O próprio Banco Central brasileiro rejeita a adoção do Bitcoin como ativo de reserva, alegando que se trata de um ativo extremamente volátil.
Esse status pode mudar caso os Estados Unidos avancem com o projeto de criação de uma reserva estratégica de Bitcoin. No entanto, a prioridade do governo Trump com sua política pró-cripto parece ser utilizar as stablecoins como um instrumento para sustentar a hegemonia do dólar.
A Lei GENIUS estabelece que os emissores de stablecoins devem lastrear os tokens em circulação na proporção de 1:1 com Títulos do Tesouro de curto prazo, gerando demanda contínua por dólares não apenas em nível governamental, mas também individual.
“Se nas economias desenvolvidas, as stablecoins são vistas sob o ângulo da inovação financeira, nos mercados emergentes elas assumem um caráter ainda mais prático e imediato: tornam-se instrumentos de acesso à liquidez, proteção contra a volatilidade cambial e canais de integração internacional", afirma Uliana.
Para o analista, a ampla adoção de stablecoins “pode remodelar fluxos financeiros locais e, ao mesmo tempo, reforçar a centralidade do dólar digital no sistema monetário global.”

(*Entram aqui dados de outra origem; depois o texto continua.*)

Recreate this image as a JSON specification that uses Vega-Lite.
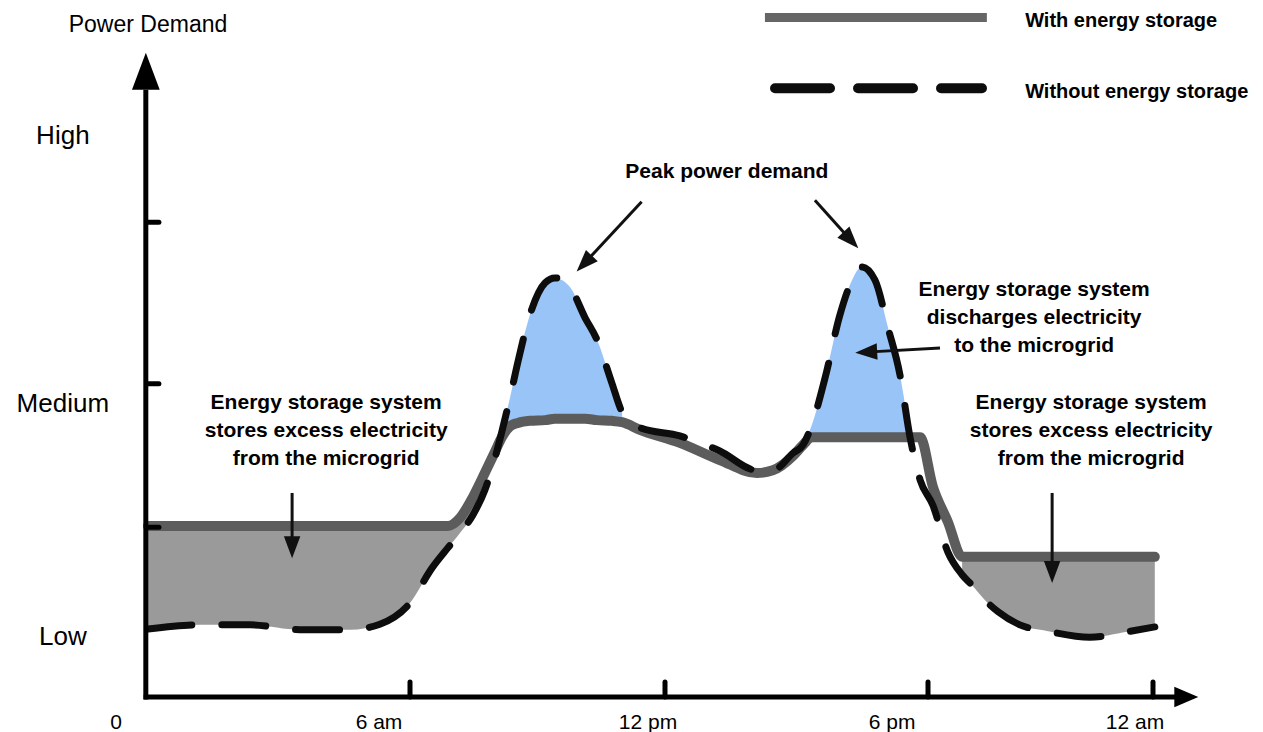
{
  "$schema": "https://vega.github.io/schema/vega-lite/v6.json",
  "width": 1050,
  "height": 687,
  "autosize": {"type": "none"},
  "padding": {"left": 148, "top": 10, "right": 65, "bottom": 35},
  "background": "white",
  "config": {"view": {"stroke": null}, "font": "Liberation Sans"},
  "datasets": {
    "curve": [
      {"h": 0, "without_storage": 9.9, "with_storage": 24.9},
      {"h": 1.19, "without_storage": 10.5, "with_storage": 24.9},
      {"h": 2.34, "without_storage": 10.5, "with_storage": 24.9},
      {"h": 3.48, "without_storage": 9.8, "with_storage": 24.9},
      {"h": 4.63, "without_storage": 9.8, "with_storage": 24.9},
      {"h": 5.31, "without_storage": 10.6, "with_storage": 24.9},
      {"h": 6.0, "without_storage": 13.7, "with_storage": 24.9},
      {"h": 6.52, "without_storage": 18.8, "with_storage": 24.9},
      {"h": 6.89, "without_storage": 21.7, "with_storage": 24.9},
      {"h": 7.18, "without_storage": 23.9, "with_storage": 26.1},
      {"h": 7.48, "without_storage": 26.5, "with_storage": 29.1},
      {"h": 7.76, "without_storage": 30.1, "with_storage": 32.6},
      {"h": 8.0, "without_storage": 34.8, "with_storage": 35.7},
      {"h": 8.16, "without_storage": 38.6, "with_storage": 37.8},
      {"h": 8.35, "without_storage": 43.5, "with_storage": 39.4},
      {"h": 8.54, "without_storage": 48.8, "with_storage": 39.9},
      {"h": 8.82, "without_storage": 55.6, "with_storage": 40.2},
      {"h": 9.18, "without_storage": 60.3, "with_storage": 40.3},
      {"h": 9.41, "without_storage": 61.0, "with_storage": 40.5},
      {"h": 9.76, "without_storage": 59.7, "with_storage": 40.5},
      {"h": 10.12, "without_storage": 55.2, "with_storage": 40.5},
      {"h": 10.4, "without_storage": 52.0, "with_storage": 40.3},
      {"h": 10.75, "without_storage": 45.7, "with_storage": 40.2},
      {"h": 10.99, "without_storage": 41.5, "with_storage": 40.0},
      {"h": 11.41, "without_storage": 39.2, "with_storage": 38.9},
      {"h": 12.34, "without_storage": 38.0, "with_storage": 37.0},
      {"h": 13.25, "without_storage": 35.8, "with_storage": 34.5},
      {"h": 14.1, "without_storage": 33.0, "with_storage": 32.6},
      {"h": 14.46, "without_storage": 33.0, "with_storage": 33.0},
      {"h": 14.92, "without_storage": 35.5, "with_storage": 35.1},
      {"h": 15.15, "without_storage": 36.7, "with_storage": 36.7},
      {"h": 15.35, "without_storage": 39.6, "with_storage": 37.8},
      {"h": 15.65, "without_storage": 46.4, "with_storage": 37.8},
      {"h": 15.99, "without_storage": 55.6, "with_storage": 37.8},
      {"h": 16.22, "without_storage": 60.0, "with_storage": 37.8},
      {"h": 16.49, "without_storage": 62.6, "with_storage": 37.8},
      {"h": 16.79, "without_storage": 60.7, "with_storage": 37.8},
      {"h": 17.09, "without_storage": 53.7, "with_storage": 37.8},
      {"h": 17.36, "without_storage": 46.9, "with_storage": 37.8},
      {"h": 17.59, "without_storage": 37.8, "with_storage": 37.8},
      {"h": 17.82, "without_storage": 31.6, "with_storage": 37.8},
      {"h": 18.13, "without_storage": 27.9, "with_storage": 30.6},
      {"h": 18.53, "without_storage": 21.1, "with_storage": 25.5},
      {"h": 18.91, "without_storage": 17.8, "with_storage": 20.4},
      {"h": 19.17, "without_storage": 16.3, "with_storage": 20.4},
      {"h": 19.52, "without_storage": 14.1, "with_storage": 20.4},
      {"h": 19.87, "without_storage": 12.4, "with_storage": 20.4},
      {"h": 20.45, "without_storage": 10.5, "with_storage": 20.4},
      {"h": 21.17, "without_storage": 9.6, "with_storage": 20.4},
      {"h": 22.32, "without_storage": 8.7, "with_storage": 20.4},
      {"h": 23.31, "without_storage": 9.5, "with_storage": 20.4},
      {"h": 24.04, "without_storage": 10.2, "with_storage": 20.4}
    ]
  },
  "layer": [
    {
      "data": {"name": "curve"},
      "transform": [{"filter": {"field": "h", "range": [0, 7.76]}}],
      "mark": {"type": "area", "interpolate": "monotone", "color": "#9a9a9a", "opacity": 1},
      "encoding": {
        "x": {"field": "h", "type": "quantitative", "axis": null,
              "scale": {"domain": [0, 6, 12, 18, 24, 25], "range": [0, 262, 517, 780, 1005, 1050], "nice": false, "zero": false}},
        "y": {"field": "with_storage", "type": "quantitative", "axis": null,
              "scale": {"domain": [0, 100], "nice": false, "zero": false}},
        "y2": {"field": "without_storage"}
      }
    },
    {
      "data": {"name": "curve"},
      "transform": [{"filter": {"field": "h", "range": [18.9, 24.1]}}],
      "mark": {"type": "area", "interpolate": "monotone", "color": "#9a9a9a", "opacity": 1},
      "encoding": {
        "x": {"field": "h", "type": "quantitative", "axis": null},
        "y": {"field": "with_storage", "type": "quantitative", "axis": null},
        "y2": {"field": "without_storage"}
      }
    },
    {
      "data": {"name": "curve"},
      "transform": [{"filter": {"field": "h", "range": [8.0, 11.0]}}],
      "mark": {"type": "area", "interpolate": "monotone", "color": "#99c4f7", "opacity": 1},
      "encoding": {
        "x": {"field": "h", "type": "quantitative", "axis": null},
        "y": {"field": "with_storage", "type": "quantitative", "axis": null},
        "y2": {"field": "without_storage"}
      }
    },
    {
      "data": {"name": "curve"},
      "transform": [{"filter": {"field": "h", "range": [15.15, 17.6]}}],
      "mark": {"type": "area", "interpolate": "monotone", "color": "#99c4f7", "opacity": 1},
      "encoding": {
        "x": {"field": "h", "type": "quantitative", "axis": null},
        "y": {"field": "with_storage", "type": "quantitative", "axis": null},
        "y2": {"field": "without_storage"}
      }
    },
    {
      "data": {"name": "curve"},
      "mark": {"type": "line", "interpolate": "monotone", "color": "#5c5c5c", "strokeWidth": 10, "strokeCap": "round", "strokeJoin": "round"},
      "encoding": {
        "x": {"field": "h", "type": "quantitative", "axis": null},
        "y": {"field": "with_storage", "type": "quantitative", "axis": null}
      }
    },
    {
      "data": {"name": "curve"},
      "mark": {"type": "line", "interpolate": "monotone", "color": "#0d0d0d", "strokeWidth": 7, "strokeDash": [44, 30], "strokeCap": "round"},
      "encoding": {
        "x": {"field": "h", "type": "quantitative", "axis": null},
        "y": {"field": "without_storage", "type": "quantitative", "axis": null}
      }
    },
    {
      "data": {"values": [
        {"x1": -0.05, "y1": -0.35, "x2": -0.05, "y2": 88.4},
        {"x1": -0.1, "y1": 0, "x2": 24.6, "y2": 0}
      ]},
      "mark": {"type": "rule", "color": "#000000", "strokeWidth": 5, "strokeCap": "butt"},
      "encoding": {
        "x": {"field": "x1", "type": "quantitative", "axis": null},
        "y": {"field": "y1", "type": "quantitative", "axis": null},
        "x2": {"field": "x2"},
        "y2": {"field": "y2"}
      }
    },
    {
      "data": {"values": [
        {"x1": 6, "y1": 0, "x2": 6, "y2": 2.2},
        {"x1": 12, "y1": 0, "x2": 12, "y2": 2.2},
        {"x1": 18, "y1": 0, "x2": 18, "y2": 2.2},
        {"x1": 24, "y1": 0, "x2": 24, "y2": 2.2},
        {"x1": 0, "y1": 69.1, "x2": 0.25, "y2": 69.1},
        {"x1": 0, "y1": 45.6, "x2": 0.25, "y2": 45.6},
        {"x1": 0, "y1": 24.7, "x2": 0.25, "y2": 24.7}
      ]},
      "mark": {"type": "rule", "color": "#000000", "strokeWidth": 5, "strokeCap": "round"},
      "encoding": {
        "x": {"field": "x1", "type": "quantitative", "axis": null},
        "y": {"field": "y1", "type": "quantitative", "axis": null},
        "x2": {"field": "x2"},
        "y2": {"field": "y2"}
      }
    },
    {
      "data": {"values": [
        {"x1": 3.30, "y1": 29.7, "x2": 3.30, "y2": 21.8},
        {"x1": 21.31, "y1": 29.7, "x2": 21.31, "y2": 18.2},
        {"x1": 11.45, "y1": 72.1, "x2": 10.10, "y2": 63.1},
        {"x1": 15.42, "y1": 72.3, "x2": 16.24, "y2": 66.5},
        {"x1": 18.32, "y1": 50.8, "x2": 16.59, "y2": 50.2}
      ]},
      "mark": {"type": "rule", "color": "#111111", "strokeWidth": 3},
      "encoding": {
        "x": {"field": "x1", "type": "quantitative", "axis": null},
        "y": {"field": "y1", "type": "quantitative", "axis": null},
        "x2": {"field": "x2"},
        "y2": {"field": "y2"}
      }
    },
    {
      "data": {"values": [
        {"x": 3.30, "y": 21.8, "angle": 180},
        {"x": 21.31, "y": 18.2, "angle": 180},
        {"x": 10.10, "y": 63.1, "angle": 224},
        {"x": 16.24, "y": 66.5, "angle": 137},
        {"x": 16.59, "y": 50.2, "angle": 267}
      ]},
      "mark": {"type": "point", "shape": "M0,-1L0.75,1L-0.75,1Z", "filled": true, "color": "#111111", "opacity": 1, "size": 480, "strokeWidth": 0},
      "encoding": {
        "x": {"field": "x", "type": "quantitative", "axis": null},
        "y": {"field": "y", "type": "quantitative", "axis": null},
        "angle": {"field": "angle", "type": "quantitative", "scale": null}
      }
    },
    {
      "data": {"values": [{"x": -0.05, "y": 91.1}]},
      "mark": {"type": "point", "shape": "M0,-1L0.75,1L-0.75,1Z", "filled": true, "color": "#000000", "opacity": 1, "size": 1369, "strokeWidth": 0},
      "encoding": {
        "x": {"field": "x", "type": "quantitative", "axis": null},
        "y": {"field": "y", "type": "quantitative", "axis": null}
      }
    },
    {
      "data": {"values": [{"x": 24.74, "y": 0}]},
      "mark": {"type": "point", "shape": "M0,-1L0.85,1L-0.85,1Z", "filled": true, "color": "#000000", "opacity": 1, "size": 576, "angle": 90, "strokeWidth": 0},
      "encoding": {
        "x": {"field": "x", "type": "quantitative", "axis": null},
        "y": {"field": "y", "type": "quantitative", "axis": null}
      }
    },
    {
      "data": {"values": [{"x1": 14.28, "x2": 19.57, "y": 98.9}]},
      "mark": {"type": "rule", "color": "#666666", "strokeWidth": 9, "strokeCap": "butt"},
      "encoding": {
        "x": {"field": "x1", "type": "quantitative", "axis": null},
        "x2": {"field": "x2"},
        "y": {"field": "y", "type": "quantitative", "axis": null}
      }
    },
    {
      "data": {"values": [{"x1": 14.51, "x2": 19.44, "y": 88.6}]},
      "mark": {"type": "rule", "color": "#0d0d0d", "strokeWidth": 10, "strokeCap": "round", "strokeDash": [55, 28]},
      "encoding": {
        "x": {"field": "x1", "type": "quantitative", "axis": null},
        "x2": {"field": "x2"},
        "y": {"field": "y", "type": "quantitative", "axis": null}
      }
    },
    {
      "data": {"values": [
        {"x": -1.95, "y": 80.5, "label": "High"},
        {"x": -1.95, "y": 41.5, "label": "Medium"},
        {"x": -1.95, "y": 7.6, "label": "Low"}
      ]},
      "mark": {"type": "text", "fontSize": 26, "align": "center", "baseline": "alphabetic", "color": "#000000"},
      "encoding": {
        "x": {"field": "x", "type": "quantitative", "axis": null},
        "y": {"field": "y", "type": "quantitative", "axis": null},
        "text": {"field": "label"}
      }
    },
    {
      "data": {"values": [
        {"x": -0.73, "y": -4.66, "label": "0"},
        {"x": 5.29, "y": -4.66, "label": "6 am"},
        {"x": 11.6, "y": -4.66, "label": "12 pm"},
        {"x": 17.18, "y": -4.66, "label": "6 pm"},
        {"x": 23.52, "y": -4.66, "label": "12 am"}
      ]},
      "mark": {"type": "text", "fontSize": 21, "align": "center", "baseline": "alphabetic", "color": "#000000"},
      "encoding": {
        "x": {"field": "x", "type": "quantitative", "axis": null},
        "y": {"field": "y", "type": "quantitative", "axis": null},
        "text": {"field": "label"}
      }
    },
    {
      "data": {"values": [{"x": 0, "y": 96.8, "label": "Power Demand"}]},
      "mark": {"type": "text", "fontSize": 23, "align": "center", "baseline": "alphabetic", "color": "#000000"},
      "encoding": {
        "x": {"field": "x", "type": "quantitative", "axis": null},
        "y": {"field": "y", "type": "quantitative", "axis": null},
        "text": {"field": "label"}
      }
    },
    {
      "data": {"values": [
        {"x": 4.08, "y": 41.9, "label": "Energy storage system\nstores excess electricity\nfrom the microgrid"},
        {"x": 22.35, "y": 41.9, "label": "Energy storage system\nstores excess electricity\nfrom the microgrid"},
        {"x": 20.83, "y": 58.4, "label": "Energy storage system\ndischarges electricity\nto the microgrid"},
        {"x": 13.41, "y": 75.5, "label": "Peak power demand"}
      ]},
      "mark": {"type": "text", "fontSize": 21, "fontWeight": "bold", "align": "center", "baseline": "alphabetic", "lineBreak": "\n", "lineHeight": 28, "color": "#000000"},
      "encoding": {
        "x": {"field": "x", "type": "quantitative", "axis": null},
        "y": {"field": "y", "type": "quantitative", "axis": null},
        "text": {"field": "label"}
      }
    },
    {
      "data": {"values": [
        {"x": 20.59, "y": 97.5, "label": "With energy storage"},
        {"x": 20.59, "y": 87.2, "label": "Without energy storage"}
      ]},
      "mark": {"type": "text", "fontSize": 20, "fontWeight": "bold", "align": "left", "baseline": "alphabetic", "color": "#000000"},
      "encoding": {
        "x": {"field": "x", "type": "quantitative", "axis": null},
        "y": {"field": "y", "type": "quantitative", "axis": null},
        "text": {"field": "label"}
      }
    }
  ]
}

Independentemente disso, segundo ele, o fenômeno da desdolarização que estamos testemunhando não deve resultar na substituição do dólar por outro ativo de reserva dominante, mas sim “no surgimento de um sistema mais fragmentado e multipolar, no qual ativos tradicionais e digitais coexistem em novos arranjos de liquidez global.”